RAGE-dependent and -independent mechanism of HMGB1-mediated events and the inhibitory effects of TM and TM-derived peptides. (A and B) Skin inflammation was induced in the mouse ear using UV irradiation. C57/BL6 mice (RAGE^+/+; white bars) received rhs-TM alone, sRAGE alone, or TM-derived peptides (each at 100 nmol/kg; i.p.) combined with sRAGE (25 nmol/kg; i.p.) at 1 hour and 12 hours after exposure to UV irradiation (n = 8 per group). RAGE-null mice (C57BL/6 strain; black bars) were UV irradiated and were treated with sRAGE (25 nmol/kg), rhs-TM, or TM-derived peptides (each at 100 nmol/kg; i.p.). After 3 days, ear swelling (A) and infiltrating leukocytes (B) were assessed. *P < 0.05 and **P < 0.01, compared with UV-irradiated, PBS-treated controls. ^#P < 0.05 and ^##P < 0.01, compared with UV-irradiated RAGE-null mice. (C and D) Mice (wild-type C57BL/6 and RAGE-null on the C57BL/6 background) received LPS (10 mg/kg; i.p.) alone or in the presence of TM, P-D1, P-D2+3, and PBS. (C) Effect of rhs-TM or TM-derived peptides on LPS-induced lethality.
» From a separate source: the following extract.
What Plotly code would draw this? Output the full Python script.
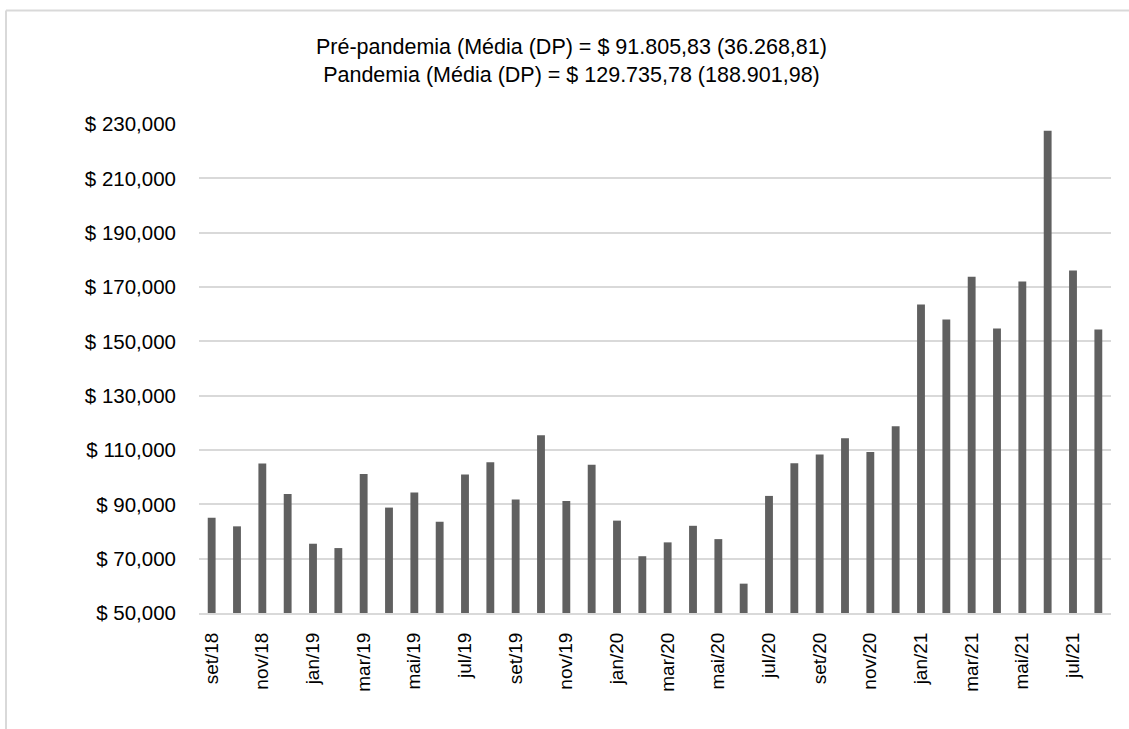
import plotly.graph_objects as go

# Monthly values, Sep/2018 - Aug/2021
months = [
    "set/18", "out/18", "nov/18", "dez/18",
    "jan/19", "fev/19", "mar/19", "abr/19", "mai/19", "jun/19",
    "jul/19", "ago/19", "set/19", "out/19", "nov/19", "dez/19",
    "jan/20", "fev/20", "mar/20", "abr/20", "mai/20", "jun/20",
    "jul/20", "ago/20", "set/20", "out/20", "nov/20", "dez/20",
    "jan/21", "fev/21", "mar/21", "abr/21", "mai/21", "jun/21",
    "jul/21", "ago/21",
]
values = [
    85100, 81900, 105000, 93800,
    75500, 73900, 101200, 88800, 94400, 83600,
    101000, 105500, 91800, 115400, 91200, 104600,
    84000, 70900, 76000, 82100, 77200, 60800,
    93100, 105100, 108300, 114300, 109300, 118700,
    163600, 158000, 173800, 154700, 172000, 227500,
    176100, 154400,
]
shown_months = months[::2]
y_ticks = list(range(50000, 230001, 20000))
y_labels = ["$ " + f"{v:,}" for v in y_ticks]

title_lines = [
    "Pré-pandemia (Média (DP) = $ 91.805,83 (36.268,81)",
    "Pandemia (Média (DP) = $ 129.735,78 (188.901,98)",
]

FLOOR = 50000
GRID = "#d9d9d9"
FONT = "Liberation Sans, Arial, sans-serif"

fig = go.Figure(
    go.Bar(
        x=months,
        y=[v - FLOOR for v in values],
        base=FLOOR,
        marker=dict(color="#606060", line=dict(width=0)),
        hovertemplate="%{x}: $ %{customdata:,}<extra></extra>",
        customdata=values,
    )
)

fig.update_layout(
    width=1129,
    height=729,
    margin=dict(l=199, r=18, t=124, b=116),
    paper_bgcolor="white",
    plot_bgcolor="white",
    bargap=0.69,
    showlegend=False,
    font=dict(family=FONT, size=16, color="#000000"),
    xaxis=dict(
        type="category",
        tickmode="array",
        tickvals=shown_months,
        ticktext=shown_months,
        tickangle=-90,
        showgrid=False,
        showline=True,
        linecolor=GRID,
        linewidth=2,
        ticks="",
        ticklabelstandoff=10,
        tickfont=dict(size=19),
    ),
    yaxis=dict(
        range=[FLOOR, 230000],
        tickmode="array",
        tickvals=y_ticks,
        ticktext=y_labels,
        showgrid=True,
        gridcolor=GRID,
        gridwidth=1.5,
        zeroline=False,
        showline=False,
        ticks="",
        ticklabelstandoff=22,
        tickfont=dict(size=20.5),
    ),
    annotations=[
        dict(
            text="<br>".join(title_lines),
            xref="paper", yref="paper",
            x=(571 - 199) / 912, y=(613 - 61) / 489,
            xanchor="center", yanchor="middle",
            showarrow=False,
            align="center",
            font=dict(family=FONT, size=21.5, color="#000000"),
        )
    ],
    shapes=[
        dict(type="line", xref="paper", yref="paper",
             x0=(6 - 199) / 912, x1=(1135 - 199) / 912,
             y0=(613 - 10.5) / 489, y1=(613 - 10.5) / 489,
             line=dict(color=GRID, width=2)),
        dict(type="line", xref="paper", yref="paper",
             x0=(6 - 199) / 912, x1=(6 - 199) / 912,
             y0=(613 - 10.5) / 489, y1=(613 - 735) / 489,
             line=dict(color=GRID, width=2)),
    ],
)

fig.write_html("out.html")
Mice received 3 i.p. doses (100 nmol/kg/mouse) of anti-HMGB1 or control IgY at 2, 12, and 24 hours after LPS challenge. (D) Mice were treated with LPS and also received either anti-HMGB1 IgY or nonimmune IgY (3 i.p. doses of 2 mg/kg/mouse of IgY at 2, 12, and 24 hours after LPS). In C and D, (–/–) indicates that RAGE-null mice were used, and (+/+) indicates that strain-matched controls were used.